Et, pourtant, contrairement à la législation et à la réglementation, la jurisprudence n'est pas une donnée neutre ; c'est même une donnée sensible, voire ultra-sensible. Une dangerosité intrinsèque dont on pensait se dédouaner avec l'anonymisation, jusqu'à ce que l'on s'aperçoive que la pseudo-anonymisation si répandue était insuffisante voire infectieuse, quand la loi commande désormais le respect de la vie privée, quand les risques de reconnaissance personnelle ne peuvent être annihilés. Non, la jurisprudence n'est pas une donnée à mettre devant tous les yeux, quand bien même serait-elle anonymisée. Non seulement, donner accès au citoyen à des données jurisprudentielles souvent contradictoires est inefficace du point de vue de l'intelligibilité et de la pénétration du fait juridique et judiciaire dans la société ; mais surtout, on joue à l'apprenti sorcier en faisant croire au justiciable qu'il a accès au même état de la connaissance juridique que les professionnels, alors qu'il n'a pas le savoir et la compétence nécessaires pour séparer le bon grain de l'ivraie, pour adopter une stratégie juridique et judiciaire efficace. Que gagnerons nous à voir ainsi les clients arriver devant leur avocat avec la copie d'une loi et d'une jurisprudence d'appel (éventuellement cassée), comme un patient arbore une fiche doctissimo à son médecin traitant, alors qu'une loi spéciale déroge à la loi doctement présentée, alors que dix arrêts d'appel contredisent l'arrêt savamment décelé ?

Et, pourtant, la jurisprudence, source majeure du droit, doit être libérée.

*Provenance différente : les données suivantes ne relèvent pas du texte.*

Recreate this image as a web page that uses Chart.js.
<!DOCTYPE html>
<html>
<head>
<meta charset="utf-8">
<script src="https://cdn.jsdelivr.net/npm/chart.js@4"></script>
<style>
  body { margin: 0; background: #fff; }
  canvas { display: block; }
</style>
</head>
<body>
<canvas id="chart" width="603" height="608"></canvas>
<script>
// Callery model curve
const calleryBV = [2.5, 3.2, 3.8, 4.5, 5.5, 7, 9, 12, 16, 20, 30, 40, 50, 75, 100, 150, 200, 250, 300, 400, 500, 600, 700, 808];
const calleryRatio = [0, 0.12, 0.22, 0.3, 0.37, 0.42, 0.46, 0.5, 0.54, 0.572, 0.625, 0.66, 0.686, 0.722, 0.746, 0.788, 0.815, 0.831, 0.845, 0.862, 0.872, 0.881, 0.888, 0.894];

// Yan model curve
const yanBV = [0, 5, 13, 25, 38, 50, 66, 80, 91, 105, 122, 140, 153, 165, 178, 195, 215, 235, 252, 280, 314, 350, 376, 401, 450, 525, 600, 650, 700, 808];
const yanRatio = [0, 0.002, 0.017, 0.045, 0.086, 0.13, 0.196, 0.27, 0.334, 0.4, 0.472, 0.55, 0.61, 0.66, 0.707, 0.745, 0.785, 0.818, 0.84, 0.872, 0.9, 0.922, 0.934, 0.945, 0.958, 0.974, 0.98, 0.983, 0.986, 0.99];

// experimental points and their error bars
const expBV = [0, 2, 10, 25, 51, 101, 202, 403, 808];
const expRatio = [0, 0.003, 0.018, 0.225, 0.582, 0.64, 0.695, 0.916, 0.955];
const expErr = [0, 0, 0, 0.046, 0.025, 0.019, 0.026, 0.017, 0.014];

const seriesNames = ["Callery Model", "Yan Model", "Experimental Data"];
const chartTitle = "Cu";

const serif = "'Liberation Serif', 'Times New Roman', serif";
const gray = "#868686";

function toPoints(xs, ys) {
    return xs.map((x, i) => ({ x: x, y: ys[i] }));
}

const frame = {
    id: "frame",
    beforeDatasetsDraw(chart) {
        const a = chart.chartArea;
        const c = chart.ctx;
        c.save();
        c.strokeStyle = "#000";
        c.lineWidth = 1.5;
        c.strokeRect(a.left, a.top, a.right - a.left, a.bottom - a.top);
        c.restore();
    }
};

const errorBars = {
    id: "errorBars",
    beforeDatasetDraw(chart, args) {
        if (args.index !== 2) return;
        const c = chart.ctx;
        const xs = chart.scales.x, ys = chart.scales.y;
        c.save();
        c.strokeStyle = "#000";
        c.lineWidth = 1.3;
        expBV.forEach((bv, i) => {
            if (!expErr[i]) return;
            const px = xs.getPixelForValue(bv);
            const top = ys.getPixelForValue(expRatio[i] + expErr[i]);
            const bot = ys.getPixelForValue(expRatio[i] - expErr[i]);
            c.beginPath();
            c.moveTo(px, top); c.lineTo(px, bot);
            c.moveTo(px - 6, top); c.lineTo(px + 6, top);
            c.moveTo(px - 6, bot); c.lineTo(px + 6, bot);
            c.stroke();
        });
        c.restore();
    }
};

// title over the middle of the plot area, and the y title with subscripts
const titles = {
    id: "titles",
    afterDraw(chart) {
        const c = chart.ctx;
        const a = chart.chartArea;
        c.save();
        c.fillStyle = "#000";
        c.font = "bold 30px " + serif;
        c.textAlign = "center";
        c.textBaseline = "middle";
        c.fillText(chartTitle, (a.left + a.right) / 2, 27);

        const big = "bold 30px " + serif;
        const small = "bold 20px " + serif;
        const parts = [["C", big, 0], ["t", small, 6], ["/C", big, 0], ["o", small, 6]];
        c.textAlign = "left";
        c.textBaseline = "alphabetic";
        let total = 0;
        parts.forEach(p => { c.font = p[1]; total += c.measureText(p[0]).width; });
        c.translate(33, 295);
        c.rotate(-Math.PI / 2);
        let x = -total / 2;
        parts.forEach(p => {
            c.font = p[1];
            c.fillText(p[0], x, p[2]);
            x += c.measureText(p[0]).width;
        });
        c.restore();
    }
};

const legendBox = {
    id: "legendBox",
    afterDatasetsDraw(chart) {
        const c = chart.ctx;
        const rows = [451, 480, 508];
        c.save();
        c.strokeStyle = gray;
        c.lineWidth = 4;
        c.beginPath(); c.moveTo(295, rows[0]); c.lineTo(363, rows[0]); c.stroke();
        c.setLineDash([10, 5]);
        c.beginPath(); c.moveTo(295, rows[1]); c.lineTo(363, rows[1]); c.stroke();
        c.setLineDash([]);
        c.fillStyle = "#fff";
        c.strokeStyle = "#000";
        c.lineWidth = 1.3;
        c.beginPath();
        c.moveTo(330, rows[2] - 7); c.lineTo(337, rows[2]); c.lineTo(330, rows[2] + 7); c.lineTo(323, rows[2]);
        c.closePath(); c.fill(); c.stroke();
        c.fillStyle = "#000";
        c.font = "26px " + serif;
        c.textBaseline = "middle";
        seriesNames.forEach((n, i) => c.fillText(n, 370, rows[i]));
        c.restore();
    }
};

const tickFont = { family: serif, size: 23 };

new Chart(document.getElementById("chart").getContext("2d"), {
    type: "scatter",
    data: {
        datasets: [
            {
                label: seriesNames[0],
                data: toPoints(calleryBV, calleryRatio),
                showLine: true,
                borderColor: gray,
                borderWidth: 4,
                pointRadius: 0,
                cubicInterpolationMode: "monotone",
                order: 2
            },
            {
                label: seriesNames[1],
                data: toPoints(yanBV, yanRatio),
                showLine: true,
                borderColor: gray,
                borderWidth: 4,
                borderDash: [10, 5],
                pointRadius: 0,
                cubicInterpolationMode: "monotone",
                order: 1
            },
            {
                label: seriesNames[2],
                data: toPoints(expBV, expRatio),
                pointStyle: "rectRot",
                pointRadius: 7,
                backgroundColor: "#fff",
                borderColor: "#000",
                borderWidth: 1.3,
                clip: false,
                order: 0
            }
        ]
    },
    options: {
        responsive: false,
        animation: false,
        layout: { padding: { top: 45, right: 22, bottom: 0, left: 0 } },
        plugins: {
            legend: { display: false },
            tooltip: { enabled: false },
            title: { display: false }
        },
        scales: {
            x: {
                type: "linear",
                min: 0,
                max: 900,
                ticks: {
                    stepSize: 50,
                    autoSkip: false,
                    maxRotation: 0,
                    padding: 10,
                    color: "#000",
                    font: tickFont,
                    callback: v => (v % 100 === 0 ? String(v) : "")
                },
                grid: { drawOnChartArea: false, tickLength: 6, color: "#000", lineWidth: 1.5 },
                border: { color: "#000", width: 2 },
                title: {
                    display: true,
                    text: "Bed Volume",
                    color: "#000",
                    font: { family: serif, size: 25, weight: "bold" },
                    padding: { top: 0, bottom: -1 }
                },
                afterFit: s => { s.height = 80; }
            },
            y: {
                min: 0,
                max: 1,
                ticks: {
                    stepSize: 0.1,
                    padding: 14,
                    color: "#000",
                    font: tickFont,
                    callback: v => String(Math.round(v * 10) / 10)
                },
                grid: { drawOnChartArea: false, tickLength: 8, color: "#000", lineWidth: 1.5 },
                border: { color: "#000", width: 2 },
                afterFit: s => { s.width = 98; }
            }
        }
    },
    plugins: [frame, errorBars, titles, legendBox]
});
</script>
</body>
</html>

Oui, mais pour qui et à quelle fin ? Aux citoyens, une donnée judiciaire publique publiable (DJPP) -une contraction de l'arrêt dépouillé de toute donnée personnelle s'attachant à la substantifique moelle juridique de la décision publiée- ; aux professionnels du droit, au premier rang desquels les avocats, une donnée brute -leur déontologie l'autorisant-, éventuellement heureusement enrichie éditorialement, bien sûr, mais aussi algorithmiquement des décisions connexes de la même affaire, des affaires proches, penchant dans le même sens ou en sens contraire, des moyens les mieux accueillis, de ceux à proscrire... Eventuellement... car, d'une part, il serait de bon aloi que l'on ne joue pas avec la prédiction judiciaire sans une certaine transparence informatique permettant aux professionnels de relativiser les prédictions savamment concoctées dans les boîtes noires de la legal tech ; d'autre part, parce qu'il est étonnant de voir combien la foule se presse pour que soit libérée au plus vite une donnée brute jugée pourtant sans valeur intrinsèque.... Cherchez l'erreur.

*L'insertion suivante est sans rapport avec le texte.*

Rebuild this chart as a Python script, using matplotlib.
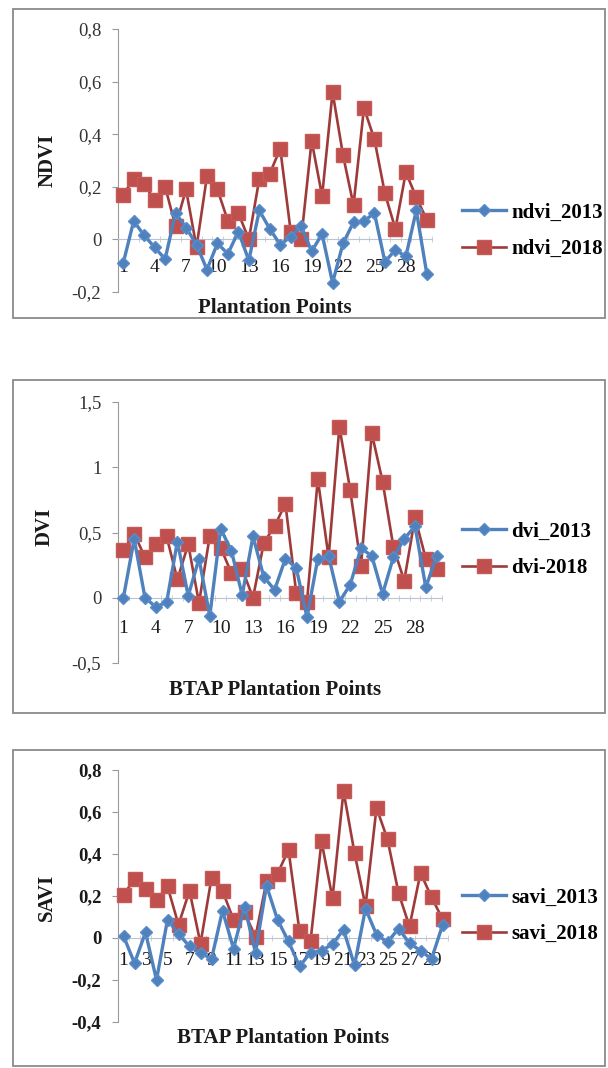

Et, pourtant, de fait, les arrêts d'appel, notamment, sont accessibles par la grande majorité des avocats : qui sait que 75 % d'entre eux ont déjà accès à JURICA (la base de jurisprudence d'appel) à travers leurs accès documentaires mutualisés par leurs Ordres, y compris le barreau de Paris ? Qui sait que les 25 % restants peuvent y accéder également gratuitement, pour peu que leurs Ordres acceptent notre concours.

Et, pourtant La guerre de Troie aura-t-elle lieu ? : sans doute, si l'on refuse d'admettre que l'ouverture des données publiques doit s'opérer avec précaution. Or, cette précaution, seules les professions réglementées astreintes à une haute déontologie peuvent l'assurer ; à eux, pense-t-on, d'assurer la diffusion de la jurisprudence aux justiciables pour le plus grand bien de l'intelligibilité judiciaire.